§ Given exercise
Copy out, with no alterations, the lines below running from the one containing "Clone this chart in Plotly." to the one containing "-0.19, -0.92, 2.11, 3.42, 5.58]", inclusive at each end; pictures are omitted.

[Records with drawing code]
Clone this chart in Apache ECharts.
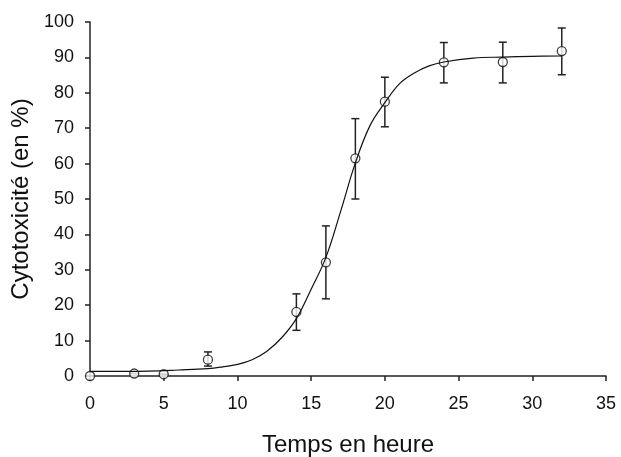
<!DOCTYPE html>
<html>
<head>
<meta charset="utf-8">
<script src="https://cdn.jsdelivr.net/npm/echarts@6/dist/echarts.min.js"></script>
<style>
  html, body { margin: 0; padding: 0; background: #fff; }
  #chart { width: 621px; height: 457px; }
</style>
</head>
<body>
<div id="chart"></div>
<script>
// mesures (temps en heure, cytotoxicité moyenne, borne basse, borne haute)
var temps = [0, 3, 5, 8, 14, 16, 18, 20, 24, 28, 32];
var cytotox = [0, 0.7, 0.5, 4.6, 18.1, 32.1, 61.5, 77.5, 88.6, 88.7, 91.8];
var errBas = [0, 0.7, 0.5, 2.8, 12.9, 21.8, 50.0, 70.4, 82.8, 82.8, 85.1];
var errHaut = [0, 0.7, 0.5, 6.8, 23.2, 42.4, 72.7, 84.4, 94.2, 94.3, 98.3];

// courbe ajustée
var courbeX = [0, 4, 6, 8, 9, 10, 11, 12, 13, 14, 15, 16, 17, 18, 19, 20, 21, 22, 23, 24, 26, 28, 30, 32];
var courbeY = [1.3, 1.4, 1.7, 2.1, 2.6, 3.3, 4.6, 7.0, 10.8, 16.2, 24.5, 33.5, 46.5, 60.2, 70.8, 77.2, 82.6, 85.6, 87.6, 88.7, 89.8, 90.1, 90.3, 90.4];

var xTicks = [0, 5, 10, 15, 20, 25, 30, 35];
var yTicks = [0, 10, 20, 30, 40, 50, 60, 70, 80, 90, 100];

var myChart = echarts.init(document.getElementById('chart'));

var points = temps.map(function (t, i) { return [t, cytotox[i]]; });
var barres = temps.map(function (t, i) { return [t, errBas[i], errHaut[i]]; });
var courbe = courbeX.map(function (t, i) { return [t, courbeY[i]]; });

var axisColor = '#222';
var font = 'Liberation Sans, Arial, sans-serif';

myChart.setOption({
    animation: false,
    grid: { left: 90, right: 15, top: 22, bottom: 81, containLabel: false, outerBoundsMode: 'none' },
    xAxis: {
        type: 'value',
        min: xTicks[0],
        max: xTicks[xTicks.length - 1],
        interval: 5,
        name: 'Temps en heure',
        nameLocation: 'middle',
        nameGap: 57,
        nameTextStyle: { fontFamily: font, fontSize: 24, color: '#111' },
        axisLine: { show: true, onZero: false, lineStyle: { color: axisColor, width: 1.5 } },
        axisTick: { show: true, length: 5, lineStyle: { color: axisColor, width: 1.5 } },
        axisLabel: { fontFamily: font, fontSize: 18, color: '#111', margin: 19 },
        splitLine: { show: false }
    },
    yAxis: {
        type: 'value',
        min: yTicks[0],
        max: yTicks[yTicks.length - 1],
        interval: 10,
        name: 'Cytotoxicité (en %)',
        nameLocation: 'middle',
        nameGap: 52,
        nameTextStyle: { fontFamily: font, fontSize: 24, color: '#111' },
        axisLine: { show: true, onZero: false, lineStyle: { color: axisColor, width: 1.5 } },
        axisTick: { show: true, length: 5, lineStyle: { color: axisColor, width: 1.5 } },
        axisLabel: { fontFamily: font, fontSize: 18, color: '#111', margin: 16 },
        splitLine: { show: false }
    },
    series: [
        {
            name: 'erreur',
            type: 'custom',
            z: 2,
            data: barres,
            renderItem: function (params, api) {
                var x = api.value(0);
                var bas = api.coord([x, api.value(1)]);
                var haut = api.coord([x, api.value(2)]);
                var demi = 4;
                var style = { stroke: '#222', lineWidth: 1.5 };
                return {
                    type: 'group',
                    children: [
                        { type: 'line', shape: { x1: bas[0], y1: bas[1], x2: haut[0], y2: haut[1] }, style: style },
                        { type: 'line', shape: { x1: bas[0] - demi, y1: bas[1], x2: bas[0] + demi, y2: bas[1] }, style: style },
                        { type: 'line', shape: { x1: haut[0] - demi, y1: haut[1], x2: haut[0] + demi, y2: haut[1] }, style: style }
                    ]
                };
            }
        },
        {
            name: 'mesures',
            type: 'scatter',
            z: 3,
            data: points,
            symbol: 'circle',
            symbolSize: 9,
            itemStyle: { color: '#fff', borderColor: '#111', borderWidth: 1.3 }
        },
        {
            name: 'ajustement',
            type: 'line',
            z: 4,
            data: courbe,
            smooth: 0.4,
            showSymbol: false,
            lineStyle: { color: '#111', width: 1.2 }
        }
    ]
});
</script>
</body>
</html>
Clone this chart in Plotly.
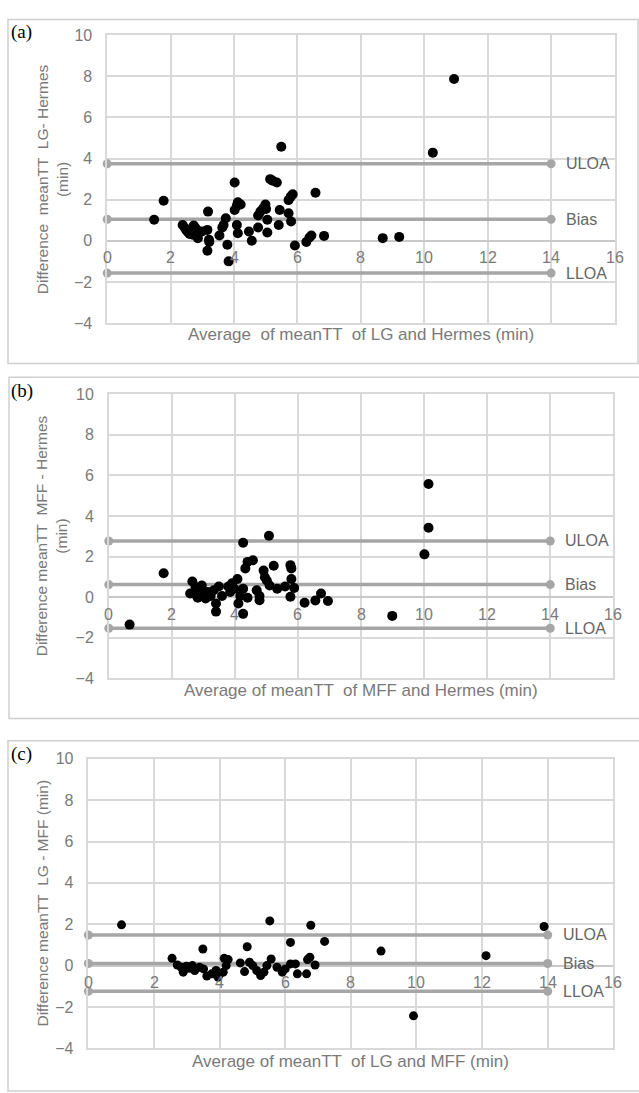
import plotly.graph_objects as go

W, H = 639, 1093

# ---------------- data ----------------
a_x = [1.48, 1.78, 2.38, 2.45, 2.5, 2.55, 2.6, 2.65, 2.7, 2.73, 2.8, 2.86, 2.99, 3.18, 3.16, 3.16, 3.21, 3.22,
       3.54, 3.63, 3.67, 3.74, 3.79, 3.83, 4.02, 4.02, 4.09, 4.12, 4.21, 4.09, 4.12, 4.47, 4.56, 4.76, 4.76,
       4.83, 4.92, 4.99, 5.01, 5.05, 5.05, 5.14, 5.22, 5.35, 5.49, 5.44, 5.41, 5.72, 5.72, 5.79, 5.85, 5.80,
       5.92, 6.28, 6.38, 6.44, 6.57, 6.84, 8.69, 9.21, 10.27, 10.94]
a_y = [1.02, 1.95, 0.77, 0.62, 0.5, 0.42, 0.33, 0.55, 0.3, 0.74, 0.6, 0.13, 0.45, 1.42, 0.53, -0.48, 0.05, -0.06,
       0.26, 0.65, 0.77, 1.1, -0.19, -1.0, 2.84, 1.5, 0.77, 1.87, 1.77, 1.71, 0.37, 0.45, 0.0, 0.65, 1.23,
       1.42, 1.58, 1.77, 1.55, 1.02, 0.40, 3.0, 2.92, 2.84, 4.58, 1.5, 0.77, 1.34, 1.98, 2.15, 2.26, 0.94,
       -0.23, -0.06, 0.16, 0.26, 2.34, 0.24, 0.13, 0.19, 4.29, 7.87]

b_x = [0.66, 1.74, 2.65, 2.58, 2.68, 2.75, 2.82, 2.88, 2.95, 3.01, 3.07, 3.14, 3.23, 3.33, 3.40, 3.40, 3.49,
       3.59, 3.79, 3.85, 3.91, 3.98, 4.08, 4.11, 4.17, 4.26, 4.26, 4.26, 4.33, 4.40, 4.57, 4.40, 4.69, 4.78,
       4.78, 4.91, 4.95, 5.01, 5.08, 5.10, 5.23, 5.34, 5.59, 5.76, 5.79, 5.79, 5.76, 5.88, 6.21, 6.55, 6.73,
       6.95, 8.99, 10.01, 10.14, 10.14]
b_y = [-1.35, 1.18, 0.77, 0.18, 0.18, 0.5, -0.03, 0.34, 0.58, 0.18, -0.06, 0.26, 0.06, 0.34, -0.31, -0.71, 0.53,
       0.06, 0.53, 0.26, 0.69, 0.42, 0.9, -0.31, 0.06, -0.82, 0.42, 2.68, 1.42, 1.74, 1.82, -0.03, 0.34, 0.06,
       -0.15, 1.31, 0.98, 0.82, 3.03, 0.58, 1.55, 0.42, 0.53, 1.58, 1.42, 0.9, 0.02, 0.45, -0.27, -0.16, 0.18,
       -0.19, -0.92, 2.11, 3.42, 5.58]

c_x = [1.01, 2.55, 2.71, 2.83, 2.89, 2.99, 3.08, 3.17, 3.24, 3.39, 3.49, 3.51, 3.61, 3.76, 3.89, 3.95, 4.01,
       4.11, 4.14, 4.20, 4.26, 4.63, 4.76, 4.84, 4.91, 5.01, 5.13, 5.25, 5.35, 5.44, 5.53, 5.57, 5.75, 5.91,
       6.0, 6.16, 6.16, 6.31, 6.37, 6.65, 6.68, 6.75, 6.78, 6.91, 7.20, 8.92, 9.91, 12.12, 13.89]
c_y = [1.97, 0.35, 0.03, -0.08, -0.32, -0.03, -0.13, 0.0, -0.24, -0.08, 0.8, -0.16, -0.51, -0.4, -0.24, -0.56,
       -0.4, -0.32, 0.35, 0.0, 0.29, 0.13, -0.29, 0.91, 0.16, 0.0, -0.24, -0.48, -0.32, 0.0, 2.16, 0.32, -0.08,
       -0.32, -0.16, 1.12, 0.08, 0.08, -0.4, -0.4, 0.29, 0.4, 1.95, 0.03, 1.17, 0.7, -2.43, 0.48, 1.89]

# Bias / limits of agreement per panel: [ULOA, Bias, LLOA]
a_limits = [3.75, 1.05, -1.57]
b_limits = [2.77, 0.62, -1.53]
c_limits = [1.48, 0.10, -1.24]
limit_names = ["ULOA", "Bias", "LLOA"]
limit_span = [0, 14]

x_ticks = [0, 2, 4, 6, 8, 10, 12, 14, 16]
y_ticks = [-4, -2, 0, 2, 4, 6, 8, 10]

panels = [
    dict(tag="(a)", x=a_x, y=a_y, lim=a_limits, msize=10,
         ytitle="Difference  meanTT  LG- Hermes<br>(min)",
         xtitle="Average  of meanTT  of LG and Hermes (min)",
         px=(107.2, 614.5), py=(27.7, 320.0), ytx=52, xty=332, tagy=24,
         frame=(8, 11.7, 638, 361)),
    dict(tag="(b)", x=b_x, y=b_y, lim=b_limits, msize=10,
         ytitle="Difference meanTT  MFF - Hermes<br>(min)",
         xtitle="Average of meanTT  of MFF and Hermes (min)",
         px=(108.8, 613.3), py=(392.3, 681.0), ytx=51, xty=693, tagy=389,
         frame=(9, 375, 640, 721.7)),
    dict(tag="(c)", x=c_x, y=c_y, lim=c_limits, msize=9,
         ytitle="Difference meanTT  LG - MFF (min)",
         xtitle="Average of meanTT  of LG and MFF (min)",
         px=(88.4, 613.3), py=(762.7, 1056.7), ytx=43, xty=1070, tagy=758,
         frame=(8, 744.3, 640, 1100)),
]

GRID = "#d9d9d9"
REF = "#a6a6a6"
TXT = "#7a7a7a"
FONT = "Liberation Sans, Arial, sans-serif"

fig = go.Figure()
layout = dict(width=W, height=H, margin=dict(l=0, r=0, t=0, b=0),
              paper_bgcolor="white", plot_bgcolor="white", showlegend=False,
              font=dict(family=FONT, color=TXT))
annotations = []
shapes = []

def px2x(p):
    return p / W

def px2y(p):
    return 1 - p / H

for i, p in enumerate(panels):
    n = "" if i == 0 else str(i + 1)
    xa, ya = "x" + n, "y" + n
    layout["xaxis" + n] = dict(domain=[px2x(p["px"][0]), px2x(p["px"][1])], range=[0, 16],
                               tickvals=x_ticks, showticklabels=False, showgrid=True,
                               gridcolor=GRID, gridwidth=1.5, zeroline=False,
                               showline=True, mirror=True, linecolor=GRID, linewidth=1.5,
                               anchor=ya, fixedrange=True)
    layout["yaxis" + n] = dict(domain=[px2y(p["py"][1]), px2y(p["py"][0])], range=[-4, 10],
                               tickvals=y_ticks, showgrid=True, gridcolor=GRID, gridwidth=1.5,
                               zeroline=True, zerolinecolor="#c9c9c9", zerolinewidth=1.5,
                               showline=True, mirror=True, linecolor=GRID, linewidth=1.5,
                               ticks="outside", ticklen=10, tickcolor="rgba(0,0,0,0)",
                               tickfont=dict(size=16, color=TXT, family=FONT),
                               anchor=xa, fixedrange=True)
    # reference lines
    for v, name in zip(p["lim"], limit_names):
        fig.add_trace(go.Scatter(x=limit_span, y=[v, v], mode="lines+markers",
                                 line=dict(color=REF, width=3.5),
                                 marker=dict(color=REF, size=9), cliponaxis=False,
                                 xaxis=xa, yaxis=ya, hoverinfo="skip"))
        annotations.append(dict(x=14.42, y=v, xref=xa, yref=ya, text=name, showarrow=False,
                                xanchor="left", yanchor="middle",
                                font=dict(size=16, color="#666666", family=FONT)))
    # data points
    fig.add_trace(go.Scatter(x=p["x"], y=p["y"], mode="markers",
                             marker=dict(color="black", size=p["msize"]), cliponaxis=False,
                             xaxis=xa, yaxis=ya))
    # x tick labels at the zero line
    for t in x_ticks:
        annotations.append(dict(x=t, y=0, xref=xa, yref=ya, text=str(t), showarrow=False,
                                xanchor="center", yanchor="middle", yshift=-17,
                                font=dict(size=16, color=TXT, family=FONT)))
    # axis titles
    annotations.append(dict(x=px2x(p["ytx"]), y=px2y((p["py"][0] + p["py"][1]) / 2),
                            xref="paper", yref="paper", text=p["ytitle"], showarrow=False,
                            textangle=-90, xanchor="center", yanchor="middle",
                            font=dict(size=15.5, color=TXT, family=FONT)))
    annotations.append(dict(x=px2x((p["px"][0] + p["px"][1]) / 2), y=px2y(p["xty"]),
                            xref="paper", yref="paper", text=p["xtitle"], showarrow=False,
                            xanchor="center", yanchor="middle",
                            font=dict(size=17, color=TXT, family=FONT)))
    annotations.append(dict(x=px2x(9), y=px2y(p["tagy"]), xref="paper", yref="paper",
                            text=p["tag"], showarrow=False, xanchor="left", yanchor="middle",
                            font=dict(size=19, color="black", family="Liberation Serif, Times New Roman, serif")))
    fx0, fy0, fx1, fy1 = p["frame"]
    shapes.append(dict(type="rect", xref="paper", yref="paper",
                       x0=px2x(fx0), x1=px2x(fx1), y0=px2y(fy1), y1=px2y(fy0),
                       line=dict(color="#d0d0d0", width=1.5), layer="below"))

layout["annotations"] = annotations
layout["shapes"] = shapes
fig.update_layout(**layout)
fig.write_html("out.html")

§ Solution
Clone this chart in Plotly.
import plotly.graph_objects as go

W, H = 639, 1093

# ---------------- data ----------------
a_x = [1.48, 1.78, 2.38, 2.45, 2.5, 2.55, 2.6, 2.65, 2.7, 2.73, 2.8, 2.86, 2.99, 3.18, 3.16, 3.16, 3.21, 3.22,
       3.54, 3.63, 3.67, 3.74, 3.79, 3.83, 4.02, 4.02, 4.09, 4.12, 4.21, 4.09, 4.12, 4.47, 4.56, 4.76, 4.76,
       4.83, 4.92, 4.99, 5.01, 5.05, 5.05, 5.14, 5.22, 5.35, 5.49, 5.44, 5.41, 5.72, 5.72, 5.79, 5.85, 5.80,
       5.92, 6.28, 6.38, 6.44, 6.57, 6.84, 8.69, 9.21, 10.27, 10.94]
a_y = [1.02, 1.95, 0.77, 0.62, 0.5, 0.42, 0.33, 0.55, 0.3, 0.74, 0.6, 0.13, 0.45, 1.42, 0.53, -0.48, 0.05, -0.06,
       0.26, 0.65, 0.77, 1.1, -0.19, -1.0, 2.84, 1.5, 0.77, 1.87, 1.77, 1.71, 0.37, 0.45, 0.0, 0.65, 1.23,
       1.42, 1.58, 1.77, 1.55, 1.02, 0.40, 3.0, 2.92, 2.84, 4.58, 1.5, 0.77, 1.34, 1.98, 2.15, 2.26, 0.94,
       -0.23, -0.06, 0.16, 0.26, 2.34, 0.24, 0.13, 0.19, 4.29, 7.87]

b_x = [0.66, 1.74, 2.65, 2.58, 2.68, 2.75, 2.82, 2.88, 2.95, 3.01, 3.07, 3.14, 3.23, 3.33, 3.40, 3.40, 3.49,
       3.59, 3.79, 3.85, 3.91, 3.98, 4.08, 4.11, 4.17, 4.26, 4.26, 4.26, 4.33, 4.40, 4.57, 4.40, 4.69, 4.78,
       4.78, 4.91, 4.95, 5.01, 5.08, 5.10, 5.23, 5.34, 5.59, 5.76, 5.79, 5.79, 5.76, 5.88, 6.21, 6.55, 6.73,
       6.95, 8.99, 10.01, 10.14, 10.14]
b_y = [-1.35, 1.18, 0.77, 0.18, 0.18, 0.5, -0.03, 0.34, 0.58, 0.18, -0.06, 0.26, 0.06, 0.34, -0.31, -0.71, 0.53,
       0.06, 0.53, 0.26, 0.69, 0.42, 0.9, -0.31, 0.06, -0.82, 0.42, 2.68, 1.42, 1.74, 1.82, -0.03, 0.34, 0.06,
       -0.15, 1.31, 0.98, 0.82, 3.03, 0.58, 1.55, 0.42, 0.53, 1.58, 1.42, 0.9, 0.02, 0.45, -0.27, -0.16, 0.18,
       -0.19, -0.92, 2.11, 3.42, 5.58]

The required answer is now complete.